- **Data extract**

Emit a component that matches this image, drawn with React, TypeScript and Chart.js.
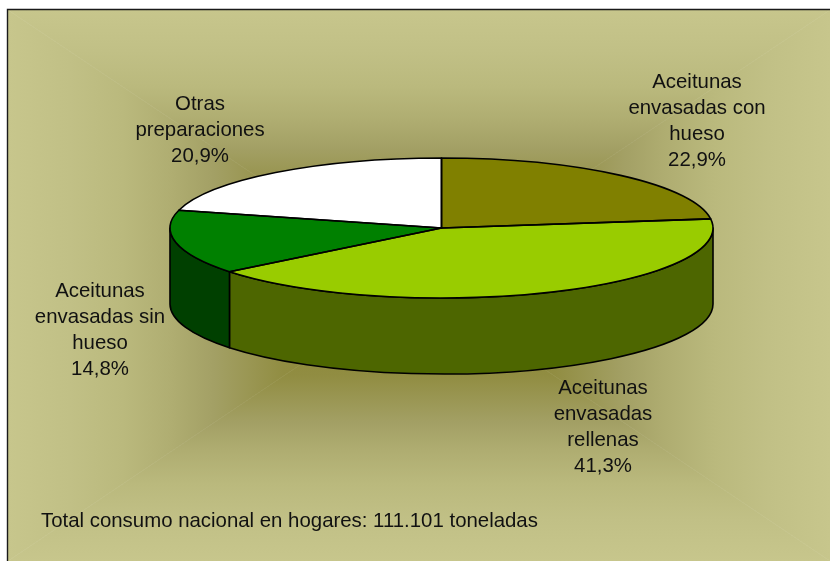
import React, { useEffect, useRef } from "react";
import { Chart, registerables } from "chart.js";

Chart.register(...registerables);

const categories = [
  "Aceitunas envasadas con hueso",
  "Aceitunas envasadas rellenas",
  "Aceitunas envasadas sin hueso",
  "Otras preparaciones",
];
const shares = [22.9, 41.3, 14.8, 20.9];
const shareLabels = ["22,9%", "41,3%", "14,8%", "20,9%"];
const labelLines = [
  ["Aceitunas", "envasadas con", "hueso"],
  ["Aceitunas", "envasadas", "rellenas"],
  ["Aceitunas", "envasadas sin", "hueso"],
  ["Otras", "preparaciones"],
];
const topColors = ["#808000", "#99CC00", "#008000", "#FFFFFF"];
const wallColors = ["#404000", "#4D6600", "#004000", "#808080"];
const footnote = "Total consumo nacional en hogares: 111.101 toneladas";

const W = 830;
const H = 561;
const labelAnchors = [
  { x: 697, y: 82 },
  { x: 603, y: 388 },
  { x: 100, y: 291 },
  { x: 200, y: 104 },
];
const FONT = '20.4px "Liberation Sans", Arial, sans-serif';
const LINE = 26;
const SQUASH = 70 / 271.5;
const TOP_Y = 228;
const DEPTH = 76;

const pie3d = {
  id: "pie3d",
  beforeDraw(chart: any) {
    const ctx = chart.ctx;
    const x0 = 8, y0 = 10, x1 = 830, y1 = 561;
    const cx = 419, cy = 285;
    const stops: [number, string][] = [
      [0, "#85802E"],
      [0.33, "#918D42"],
      [0.5, "#A3A065"],
      [0.6, "#AFAD71"],
      [0.72, "#BAB97D"],
      [0.85, "#C1C086"],
      [1, "#C7C68C"],
    ];
    const tris = [
      [[x0, y0], [x1, y0], [cx, y0]],
      [[x1, y0], [x1, y1], [x1, cy]],
      [[x1, y1], [x0, y1], [cx, y1]],
      [[x0, y1], [x0, y0], [x0, cy]],
    ];
    ctx.save();
    ctx.fillStyle = "#fff";
    ctx.fillRect(0, 0, W, H);
    for (const [a, b, m] of tris) {
      const g = ctx.createLinearGradient(cx, cy, m[0], m[1]);
      stops.forEach(([o, c]) => g.addColorStop(o, c));
      ctx.fillStyle = g;
      ctx.beginPath();
      ctx.moveTo(cx, cy);
      ctx.lineTo(a[0], a[1]);
      ctx.lineTo(b[0], b[1]);
      ctx.closePath();
      ctx.fill();
      ctx.strokeStyle = g;
      ctx.lineWidth = 0.6;
      ctx.stroke();
    }
    ctx.strokeStyle = "#1a1a1a";
    ctx.lineWidth = 1.4;
    ctx.beginPath();
    ctx.moveTo(7.5, H);
    ctx.lineTo(7.5, 9.5);
    ctx.lineTo(W, 9.5);
    ctx.stroke();
    ctx.restore();
  },
  beforeDatasetsDraw(chart: any) {
    const ctx = chart.ctx;
    const arcs = chart.getDatasetMeta(0).data;
    const first = arcs[0];
    const cx = first.x;
    const r = first.outerRadius;
    const ry = r * SQUASH;
    ctx.save();
    ctx.lineWidth = 1.6;
    ctx.strokeStyle = "#000";
    ctx.lineJoin = "round";
    arcs.forEach((arc: any, i: number) => {
      const a0 = Math.max(arc.startAngle, 0);
      const a1 = Math.min(arc.endAngle, Math.PI);
      if (a1 <= a0) return;
      ctx.beginPath();
      ctx.ellipse(cx, TOP_Y, r, ry, 0, a0, a1);
      ctx.ellipse(cx, TOP_Y + DEPTH, r, ry, 0, a1, a0, true);
      ctx.closePath();
      ctx.fillStyle = wallColors[i];
      ctx.fill();
      ctx.stroke();
    });
    ctx.restore();
    ctx.save();
    ctx.transform(1, 0, 0, SQUASH, 0, TOP_Y - SQUASH * first.y);
  },
  afterDatasetsDraw(chart: any) {
    const ctx = chart.ctx;
    ctx.restore();
    const arcs = chart.getDatasetMeta(0).data;
    ctx.save();
    ctx.lineWidth = 1.6;
    ctx.strokeStyle = "#000";
    ctx.lineJoin = "round";
    arcs.forEach((arc: any) => {
      const ry = arc.outerRadius * SQUASH;
      ctx.beginPath();
      ctx.moveTo(arc.x, TOP_Y);
      ctx.ellipse(arc.x, TOP_Y, arc.outerRadius, ry, 0, arc.startAngle, arc.endAngle);
      ctx.closePath();
      ctx.stroke();
    });
    ctx.restore();
  },
  afterDraw(chart: any) {
    const ctx = chart.ctx;
    ctx.save();
    ctx.font = FONT;
    ctx.fillStyle = "#111";
    ctx.textAlign = "center";
    ctx.textBaseline = "middle";
    labelLines.forEach((lines, i) => {
      const all = [...lines, shareLabels[i]];
      all.forEach((t, j) => {
        ctx.fillText(t, labelAnchors[i].x, labelAnchors[i].y + j * LINE);
      });
    });
    ctx.textAlign = "left";
    ctx.fillText(footnote, 41, 521);
    ctx.restore();
  },
};

export default function App() {
  const ref = useRef<HTMLCanvasElement | null>(null);
  useEffect(() => {
    document.body.style.margin = "0";
    const chart = new Chart(ref.current as HTMLCanvasElement, {
      type: "pie",
      data: {
        labels: categories,
        datasets: [
          {
            data: shares,
            backgroundColor: topColors,
            borderWidth: 0,
            clip: false,
          } as any,
        ],
      },
      options: {
        animation: false,
        responsive: false,
        devicePixelRatio: 1,
        layout: { padding: { left: 170, right: 117, top: 9, bottom: 9 } },
        plugins: { legend: { display: false }, tooltip: { enabled: false } },
      },
      plugins: [pie3d as any],
    });
    return () => chart.destroy();
  }, []);
  return (
    <canvas
      ref={ref}
      width={W}
      height={H}
      style={{ display: "block", width: W, height: H }}
    />
  );
}
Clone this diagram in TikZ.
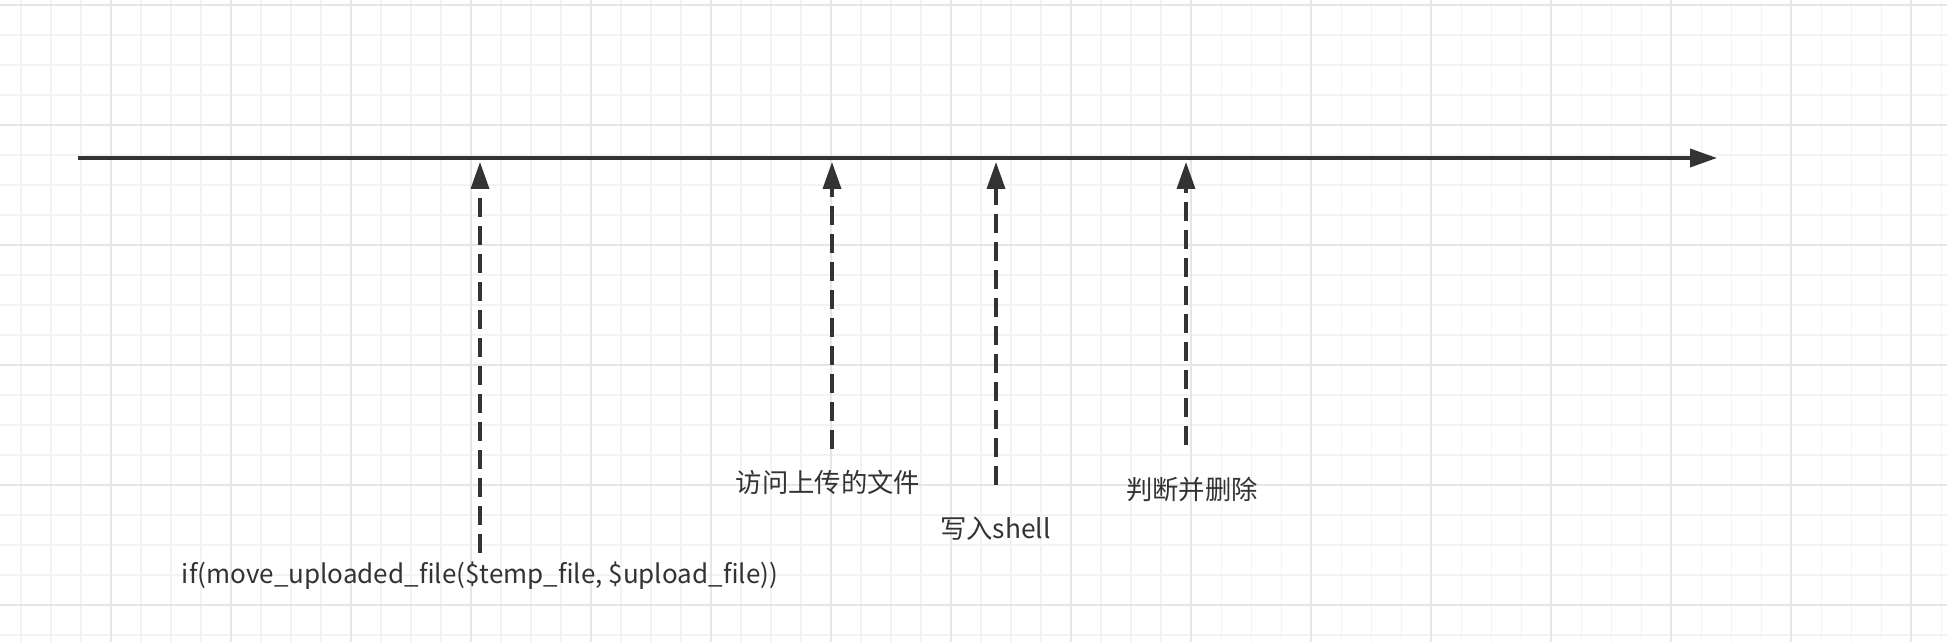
\documentclass[tikz,border=0pt]{standalone}
\usepackage{fontspec}
\setmainfont{Noto Sans CJK SC}
\usetikzlibrary{arrows.meta}
\definecolor{ink}{HTML}{333333}
\definecolor{gridfine}{HTML}{F3F3F3}
\definecolor{gridbold}{HTML}{E6E6E6}

\begin{document}
\begin{tikzpicture}[x=1cm,y=1cm,font=\fontsize{15pt}{18pt}\selectfont,>={Triangle[length=0.54cm,width=0.36cm]},
  timeline/.style={draw=ink,line width=2pt,->},
  event/.style={draw=ink,line width=2pt,->,dash pattern=on 0.38cm off 0.18cm},
  lbl/.style={text=ink,inner sep=0pt}]
\useasboundingbox (0,0) rectangle (38.94,12.84);
\fill[white] (0,0) rectangle (38.94,12.84);
% background grid
\foreach \i in {0,...,64} \draw[gridfine,line width=0.6pt] (0.42+0.6*\i,0) -- (0.42+0.6*\i,12.84);
\foreach \i in {0,...,21} \draw[gridfine,line width=0.6pt] (0,0.14+0.6*\i) -- (38.94,0.14+0.6*\i);
\foreach \i in {0,...,15} \draw[gridbold,line width=0.8pt] (2.22+2.4*\i,0) -- (2.22+2.4*\i,12.84);
\foreach \i in {0,...,5} \draw[gridbold,line width=0.8pt] (0,0.74+2.4*\i) -- (38.94,0.74+2.4*\i);
% the time line
\coordinate (start) at (1.56,9.68);
\coordinate (end) at (34.34,9.68);
\draw[timeline] (start) -- (end);
% events and their labels
\node[lbl,font=\fontsize{14.8pt}{18pt}\selectfont] (move) at (9.60,1.32) {if(move\_uploaded\_file(\$temp\_file, \$upload\_file))};
\node[lbl] (visit) at (16.56,3.19) {访问上传的文件};
\node[lbl] (write) at (19.91,2.27) {写入shell};
\node[lbl] (judge) at (23.84,3.05) {判断并删除};
\coordinate (move-s) at (9.60,1.78);   \coordinate (move-t) at (9.60,9.60);
\coordinate (visit-s) at (16.64,3.86); \coordinate (visit-t) at (16.64,9.60);
\coordinate (write-s) at (19.92,3.14); \coordinate (write-t) at (19.92,9.60);
\coordinate (judge-s) at (23.72,3.94); \coordinate (judge-t) at (23.72,9.60);
\draw[event] (move-s) -- (move-t);
\draw[event] (visit-s) -- (visit-t);
\draw[event] (write-s) -- (write-t);
\draw[event] (judge-s) -- (judge-t);
\end{tikzpicture}
\end{document}
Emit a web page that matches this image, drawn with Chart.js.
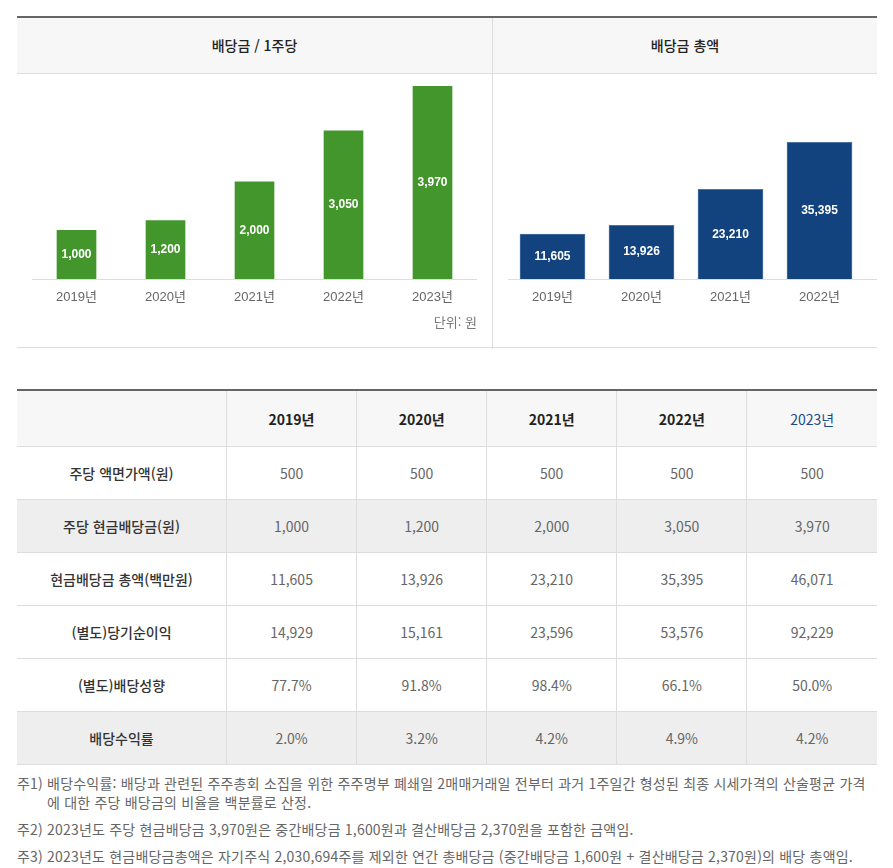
<!DOCTYPE html>
<html lang="ko">
<head>
<meta charset="utf-8">
<title>배당금</title>
<script src="https://cdn.jsdelivr.net/npm/chart.js@4"></script>
<style>
  body { margin: 0; background: #fff; font-family: "Noto Sans CJK KR", "Noto Sans", sans-serif; }
  .page { position: relative; width: 893px; height: 868px; }
  .charts { position: absolute; left: 17px; top: 16px; width: 860px; height: 332px;
            border-top: 2px solid #666; border-bottom: 1px solid #ddd; box-sizing: border-box; }
  .panel-head { position: absolute; top: 0; height: 55px; background: #f7f7f7; border-bottom: 1px solid #ddd;
                font-size: 14px; font-weight: 500; color: #222; text-align: center; line-height: 55px; }
  .divider { position: absolute; left: 475px; top: 0; width: 1px; height: 331px; background: #ddd; }
  canvas { position: absolute; }
  .unit { position: absolute; left: 0; width: 460px; top: 294px; text-align: right;
          font-size: 13px; color: #777; font-family: "Noto Sans CJK KR", sans-serif; }
  table { position: absolute; left: 17px; top: 389px; width: 860px; border-collapse: collapse;
          border-top: 2px solid #666; table-layout: fixed; }
  td, th { border: 1px solid #ddd; text-align: center; font-size: 14px; height: 52px; padding: 0; }
  tr > :first-child { border-left: none; }
  tr > :last-child { border-right: none; }
  thead th { background: #f7f7f7; height: 55px; color: #222; font-weight: bold; }
  thead th.latest { color: #1b4a89; font-weight: normal; }
  tbody th { color: #333; font-weight: 500; }
  tbody td { color: #666; }
  tbody tr.shade { background: #eee; }
  .notes { position: absolute; left: 17px; top: 774px; font-size: 14px; letter-spacing: 0.2px;
           color: #666; line-height: 19px; }
  .notes p { margin: 0 0 8px 0; white-space: nowrap; }
  .notes .indent { padding-left: 30px; }
</style>
</head>
<body>
<div class="page">
  <div class="charts">
    <div class="panel-head" style="left:0;width:475px;">배당금 / 1주당</div>
    <div class="panel-head" style="left:476px;width:384px;">배당금 총액</div>
    <div class="divider"></div>
    <canvas id="perShareChart" style="left:0;top:55px;width:475px;height:240px;"></canvas>
    <canvas id="totalChart" style="left:476px;top:55px;width:384px;height:240px;"></canvas>
    <div class="unit">단위: 원</div>
  </div>

  <table id="dividendTable">
    <thead><tr id="headRow"><th style="width:209px"></th></tr></thead>
    <tbody id="tableBody"></tbody>
  </table>

  <div class="notes">
    <p>주1) 배당수익률: 배당과 관련된 주주총회 소집을 위한 주주명부 폐쇄일 2매매거래일 전부터 과거 1주일간 형성된 최종 시세가격의 산술평균 가격<br><span class="indent">에 대한 주당 배당금의 비율을 백분률로 산정.</span></p>
    <p>주2) 2023년도 주당 현금배당금 3,970원은 중간배당금 1,600원과 결산배당금 2,370원을 포함한 금액임.</p>
    <p>주3) 2023년도 현금배당금총액은 자기주식 2,030,694주를 제외한 연간 총배당금 (중간배당금 1,600원 + 결산배당금 2,370원)의 배당 총액임.</p>
  </div>
</div>

<script>
// chart data
const years = ['2019년', '2020년', '2021년', '2022년', '2023년'];
const perShareDividend = [1000, 1200, 2000, 3050, 3970];
const totalYears = ['2019년', '2020년', '2021년', '2022년'];
const totalDividend = [11605, 13926, 23210, 35395];

// table data
const rowLabels = ['주당 액면가액(원)', '주당 현금배당금(원)', '현금배당금 총액(백만원)', '(별도)당기순이익', '(별도)배당성향', '배당수익률'];
const parValue = [500, 500, 500, 500, 500];
const cashDividend = [1000, 1200, 2000, 3050, 3970];
const cashDividendTotal = [11605, 13926, 23210, 35395, 46071];
const netIncome = [14929, 15161, 23596, 53576, 92229];
const payoutRatio = ['77.7%', '91.8%', '98.4%', '66.1%', '50.0%'];
const dividendYield = ['2.0%', '3.2%', '4.2%', '4.9%', '4.2%'];

const fmt = v => typeof v === 'number' ? v.toLocaleString('en-US') : v;

// Build the table
const headRow = document.getElementById('headRow');
years.forEach((y, i) => {
    const th = document.createElement('th');
    th.textContent = y;
    if (i === years.length - 1) th.className = 'latest';
    headRow.appendChild(th);
});
const tableRows = [parValue, cashDividend, cashDividendTotal, netIncome, payoutRatio, dividendYield];
const body = document.getElementById('tableBody');
tableRows.forEach((row, r) => {
    const tr = document.createElement('tr');
    if (r === 1 || r === 5) tr.className = 'shade';
    tr.innerHTML = `<th>${rowLabels[r]}</th>` + row.map(v => `<td>${fmt(v)}</td>`).join('');
    body.appendChild(tr);
});

// white value text centred in each bar
const barValueLabels = {
    id: 'barValueLabels',
    afterDatasetsDraw(chart) {
        const ctx = chart.ctx;
        const meta = chart.getDatasetMeta(0);
        ctx.save();
        ctx.font = 'bold 12px "Liberation Sans", Arial, sans-serif';
        ctx.fillStyle = '#fff';
        ctx.textAlign = 'center';
        ctx.textBaseline = 'middle';
        meta.data.forEach((bar, i) => {
            ctx.fillText(fmt(chart.data.datasets[0].data[i]), bar.x, (bar.y + bar.base) / 2);
        });
        ctx.restore();
    }
};

// grey base line, optionally running past the plot area
const baseLine = {
    id: 'baseLine',
    beforeDatasetsDraw(chart, args, opts) {
        const { ctx, chartArea } = chart;
        ctx.save();
        ctx.strokeStyle = '#ddd';
        ctx.lineWidth = 1;
        ctx.beginPath();
        ctx.moveTo(chartArea.left, chartArea.bottom + 0.5);
        ctx.lineTo(chartArea.right + (opts.extend || 0), chartArea.bottom + 0.5);
        ctx.stroke();
        ctx.restore();
    }
};

function makeBarChart(id, labels, values, color, border, yMax, padRight, extend) {
    const ctx = document.getElementById(id).getContext('2d');
    return new Chart(ctx, {
        type: 'bar',
        data: {
            labels: labels,
            datasets: [{
                data: values,
                backgroundColor: color,
                borderColor: border,
                borderWidth: border ? 1 : 0,
                barThickness: id === 'perShareChart' ? 39 : 65
            }]
        },
        options: {
            responsive: false,
            animation: false,
            layout: { padding: { left: 15, right: padRight, top: 13, bottom: 0 } },
            plugins: {
                legend: { display: false },
                tooltip: { enabled: false },
                baseLine: { extend: extend }
            },
            scales: {
                x: {
                    grid: { display: false },
                    border: { display: false },
                    ticks: {
                        color: '#666',
                        padding: 3,
                        font: { size: 13, family: '"Liberation Sans", "Noto Sans CJK KR", sans-serif' }
                    },
                    afterFit: axis => { axis.height = 34; }
                },
                y: { display: false, min: 0, max: yMax }
            }
        },
        plugins: [baseLine, barValueLabels]
    });
}

makeBarChart('perShareChart', years, perShareDividend, '#42962b', null, 3970, 15, 0);
makeBarChart('totalChart', totalYears, totalDividend, '#12437f', '#4d73a3', 50000, 13, 13);
</script>
</body>
</html>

- **What the task requires**
Give the count of lines holding the word "page" and nothing more.

- **Task output**
3